Gold was little changed near $1,410 an ounce on Monday but notched its biggest monthly gain since August as chaos in Libya and rising tensions across the Middle East prompted investors to buy the metal as a safe haven.
Despite its February gains, gold failed to test its record high set in December due to technical resistance, as financial markets had already factored in the geopolitical risk premium for gold, analysts said.
Unrest across the Middle East and North Africa, which unseated leaders in Tunisia and Egypt before spreading across Libya, Bahrain, Yemen and other countries, fueled a 5.5 percent rise in gold prices this month.
It requires some spreading of the political turmoil and an intensification in those other countries to see gold make much bigger gains, said Mitsubishi analyst Matthew Turner.
Turner said it will be difficult for gold to rise further after breaching $1,400 an ounce. Bullion set an all-time high of $1,430.95 an ounce on December 7.
Spot gold eased 0.2 percent to $1,406 an ounce at 2:40 p.m. EST (1940 GMT).
U.S. gold futures for April delivery settled up 60 cents at $1,409.90. Turnover for gold futures was 40 percent below its 30-day average, in line with recent lower-than-usual volume, preliminary Reuters data showed.
Foreign powers accelerated efforts to help oust Libyan leader Muammar Gaddafi on Monday as rebels fought government forces trying to take back strategic coastal cities on either side of the capital Tripoli.
Last week, gold posted its fourth consecutive weekly gain as the crisis in Libya and soaring oil prices stoked inflation worries.
Noncommercial net longs, or speculators' bullish position, rose 4 percent in the week up to February 22, Commodity Futures Trading Commission's latest trade data showed.
Silver gained 0.6 percent to $33.51 an ounce after rising for a fifth consecutive week last week. Prices have rallied 20 percent this month, their biggest one-month rise since May 2009.
The gold-silver ratio, which shows how many ounces of silver it takes to buy one ounce of gold, approached a 13-year low. Silver has risen amid limited supplies for near-term delivery and on prospects of rising demand for industrial metals as the economy recovers.
Hallgarten & Co, an investment research firm, said in a note that gold should benefit more as a safe haven than silver as investors focus on resurgent inflation and growing world tensions.

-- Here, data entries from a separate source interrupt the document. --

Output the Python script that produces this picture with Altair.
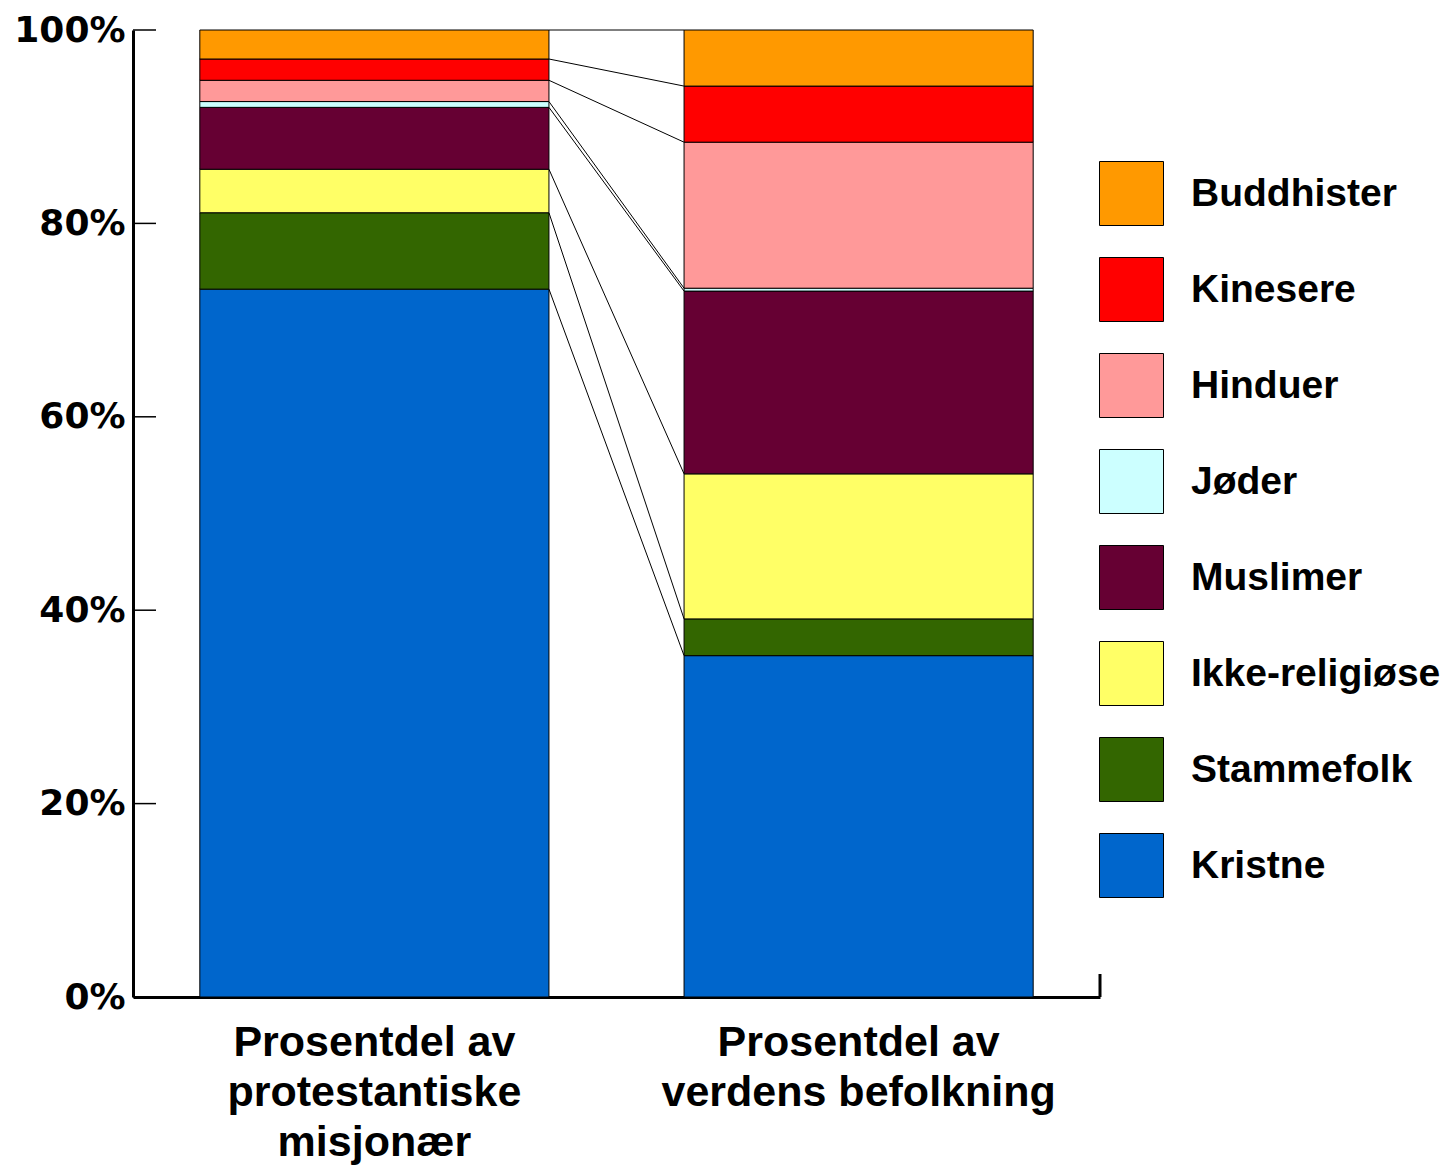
import altair as alt
import pandas as pd

# ---- data ----
religions = ["Buddhister", "Kinesere", "Hinduer", "Jøder", "Muslimer",
             "Ikke-religiøse", "Stammefolk", "Kristne"]
colors = ["#FF9900", "#FF0000", "#FF9999", "#CCFFFF", "#660033",
          "#FFFF66", "#336600", "#0066CC"]
categories = ["Prosentdel av\nprotestantiske\nmisjonær",
              "Prosentdel av\nverdens befolkning"]
missionaries = [3.0, 2.2, 2.2, 0.6, 6.4, 4.5, 7.9, 73.2]
world = [5.8, 5.8, 15.1, 0.3, 18.9, 15.0, 3.8, 35.3]
y_ticks = [0, 20, 40, 60, 80, 100]

# ---- build stacked table (Kristne at bottom) ----
rows = []
tops = {}
for cat, vals in zip(categories, [missionaries, world]):
    cum = 0.0
    for rel, v in reversed(list(zip(religions, vals))):
        rows.append({"cat": cat, "religion": rel, "start": cum, "end": cum + v})
        cum += v
        tops[(cat, rel)] = cum
bars_df = pd.DataFrame(rows)

conn_df = pd.DataFrame([
    {"from_cat": categories[0], "to_cat": categories[1],
     "y_from": tops[(categories[0], r)], "y_to": tops[(categories[1], r)]}
    for r in religions
])
ticks_df = pd.DataFrame({"tick": y_ticks})

W, H = 967, 967
yscale = alt.Scale(domain=[0, 100], nice=False, zero=True)
xscale = alt.Scale(domain=categories, paddingInner=0.279, paddingOuter=0.138)

bars = alt.Chart(bars_df).mark_bar(stroke="black", strokeWidth=1).encode(
    x=alt.X("cat:N", scale=xscale, sort=categories, title=None,
            axis=alt.Axis(labelExpr="split(datum.label, '\\n')",
                          labelFont="Liberation Sans", labelFontSize=43,
                          labelFontWeight="bold", labelColor="black",
                          labelLineHeight=50, labelPadding=24, labelAngle=0,
                          labelLimit=600, ticks=False, domainColor="black",
                          domainWidth=3, labelAlign="center")),
    y=alt.Y("start:Q", scale=yscale, title=None,
            axis=alt.Axis(values=y_ticks, labelExpr="datum.value + '%'",
                          labelFont="DejaVu Sans", labelFontSize=36,
                          labelFontWeight="bold", labelColor="black",
                          labelPadding=8, ticks=False, grid=False,
                          domainColor="black", domainWidth=3)),
    y2="end:Q",
    color=alt.Color("religion:N", title=None,
                    scale=alt.Scale(domain=religions, range=colors),
                    legend=alt.Legend(orient="none", legendX=966, legendY=131,
                                      symbolType="square", symbolSize=4096,
                                      symbolStrokeColor="black",
                                      symbolStrokeWidth=1, symbolOpacity=1,
                                      labelFont="Liberation Sans",
                                      labelFontSize=39, labelFontWeight="bold",
                                      labelColor="black", labelOffset=27,
                                      rowPadding=27, labelLimit=400)),
)

connectors = alt.Chart(conn_df).mark_rule(color="black", strokeWidth=1).encode(
    x=alt.X("from_cat:N", scale=xscale, sort=categories, bandPosition=1, title=None),
    x2=alt.X2("to_cat:N", bandPosition=0),
    y=alt.Y("y_from:Q", scale=yscale, title=None),
    y2="y_to:Q",
)

inner_ticks = alt.Chart(ticks_df).mark_rule(color="black", strokeWidth=1.5).encode(
    y=alt.Y("tick:Q", scale=yscale, title=None),
    x=alt.value(0),
    x2=alt.value(23),
)

end_tick = alt.Chart(ticks_df.head(1)).mark_rule(color="black", strokeWidth=3).encode(
    x=alt.value(W),
    y=alt.value(H - 23),
    y2=alt.value(H),
)

chart = alt.layer(bars, connectors, inner_ticks, end_tick).properties(
    width=W, height=H,
    autosize=alt.AutoSizeParams(type="none"),
    padding={"left": 125, "top": 22, "right": 344, "bottom": 171},
    background="white",
).configure_view(stroke=None)

chart.save("out.html", embed_options={"renderer": "svg", "actions": False})
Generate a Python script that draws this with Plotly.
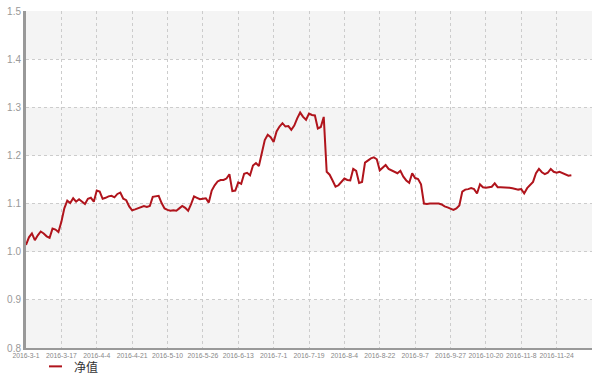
import plotly.graph_objects as go

series_name = "净值"
tick_labels = ["2016-3-1", "2016-3-17", "2016-4-4", "2016-4-21", "2016-5-10", "2016-5-26",
               "2016-6-13", "2016-7-1", "2016-7-19", "2016-8-4", "2016-8-22", "2016-9-7",
               "2016-9-27", "2016-10-20", "2016-11-8", "2016-11-24"]
tick_step = 12
axis_slots = 193

nav_values = [
    1.014, 1.030, 1.038, 1.024, 1.034, 1.042, 1.038, 1.032, 1.029, 1.048,
    1.046, 1.041, 1.062, 1.090, 1.106, 1.101, 1.111, 1.104, 1.109, 1.104,
    1.099, 1.110, 1.112, 1.104, 1.127, 1.125, 1.110, 1.112, 1.115, 1.116,
    1.113, 1.120, 1.123, 1.110, 1.107, 1.094, 1.086, 1.088, 1.090, 1.093,
    1.095, 1.093, 1.095, 1.114, 1.115, 1.116, 1.101, 1.090, 1.087, 1.085,
    1.086, 1.085, 1.090, 1.095, 1.091, 1.085, 1.099, 1.115, 1.112, 1.109,
    1.110, 1.111, 1.102, 1.127, 1.138, 1.146, 1.149, 1.149, 1.152, 1.161,
    1.126, 1.127, 1.144, 1.141, 1.162, 1.164, 1.159, 1.179, 1.184, 1.178,
    1.205, 1.232, 1.243, 1.238, 1.228, 1.250, 1.260, 1.267, 1.260, 1.261,
    1.253, 1.262, 1.277, 1.289, 1.280, 1.274, 1.287, 1.284, 1.283, 1.256,
    1.259, 1.280, 1.166, 1.160, 1.148, 1.135, 1.138, 1.145, 1.152, 1.149,
    1.148, 1.172, 1.168, 1.143, 1.145, 1.185, 1.190, 1.194, 1.196, 1.192,
    1.169, 1.175, 1.180, 1.172, 1.169, 1.166, 1.163, 1.168, 1.156, 1.148,
    1.143, 1.163, 1.153, 1.151, 1.140, 1.100, 1.099, 1.100, 1.100, 1.100,
    1.100, 1.098, 1.094, 1.092, 1.090, 1.087, 1.090, 1.096, 1.125, 1.129,
    1.130, 1.132, 1.130, 1.121, 1.140, 1.134, 1.133, 1.134, 1.135, 1.142,
    1.134, 1.134, 1.134, 1.133, 1.133, 1.132, 1.130, 1.129, 1.130, 1.121,
    1.132, 1.139, 1.145, 1.163, 1.172, 1.165, 1.161, 1.164, 1.172, 1.166,
    1.164, 1.166, 1.163, 1.160, 1.158, 1.159,
]

x_idx = list(range(len(nav_values)))
tickvals = [i * tick_step for i in range(len(tick_labels))] + [axis_slots - 1]
ticktext = tick_labels + [""]

fig = go.Figure()
fig.add_trace(go.Scatter(
    x=x_idx, y=nav_values, mode="lines", name=series_name,
    line=dict(color="#b0141c", width=2), showlegend=False,
))

# alternating bands
shapes = []
for lo in [0.8, 1.0, 1.2, 1.4]:
    shapes.append(dict(type="rect", xref="paper", yref="y", x0=0, x1=1, y0=lo, y1=lo + 0.1,
                       fillcolor="#f4f4f4", line=dict(width=0), layer="below"))
# legend icon
shapes.append(dict(type="line", xref="paper", yref="paper", x0=0.0406, x1=0.0636,
                   y0=-0.0545, y1=-0.0545, line=dict(color="#b0141c", width=2)))

fig.update_layout(
    width=599, height=375,
    margin=dict(l=26, r=7, t=11, b=27, autoexpand=False),
    paper_bgcolor="white", plot_bgcolor="white",
    font=dict(family="Arial, Liberation Sans, sans-serif"),
    shapes=shapes,
    annotations=[dict(text=series_name, xref="paper", yref="paper", x=0.0825, y=-0.0545,
                      xanchor="left", yanchor="middle", showarrow=False, borderpad=0,
                      font=dict(size=12, color="#333", family="Noto Sans CJK SC"))],
    xaxis=dict(range=[0, axis_slots - 1], tickmode="array", tickvals=tickvals, ticktext=ticktext,
               showgrid=True, gridcolor="#cccccc", griddash="3px,3px", gridwidth=1,
               showline=True, linecolor="#999", linewidth=2, zeroline=False, automargin=False,
               ticks="", tickfont=dict(size=6.8, color="#888")),
    yaxis=dict(range=[0.8, 1.5], dtick=0.1, tick0=0.8, tickformat=".1f",
               showgrid=True, gridcolor="#cccccc", griddash="3px,3px", gridwidth=1,
               showline=True, linecolor="#999", linewidth=3, zeroline=False, automargin=False,
               ticks="", tickfont=dict(size=10, color="#999")),
)

fig.write_html("out.html", config={"displayModeBar": False},
               post_script="document.body.style.margin='0';")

On charts, gold is still tracing out a large base to consolidate its recent move, and the metal is expected to hold in a range until it breaks above resistance near $1,425 an ounce, said Adam Sarhan, chief executive of Sarhan Capital.
DOLLAR DROP LIFTS GOLD
Gold was also supported by the U.S. dollar which fell to a 3-1/2 month low against major currencies and may extend losses on speculation Federal Reserve Chairman Ben Bernanke will continue to support stimulative policy when he testifies before the Senate Banking Committee on Tuesday.
A mixed bag of economic data failed to give bullion a clear direction.
U.S. consumer spending rose modestly in January, getting the year off to a soft start. Other data painted a bullish picture of the manufacturing sector, which should help the economy weather rising oil prices.
Markets are still wary of inflation as oil prices remained elevated after hitting 2-1/2 year highs last week on the back of tensions across the Arab world.
Among other precious metals, platinum edged down 50 cents to $1,802.99 an ounce and palladium gained 1.1 percent to $794.22.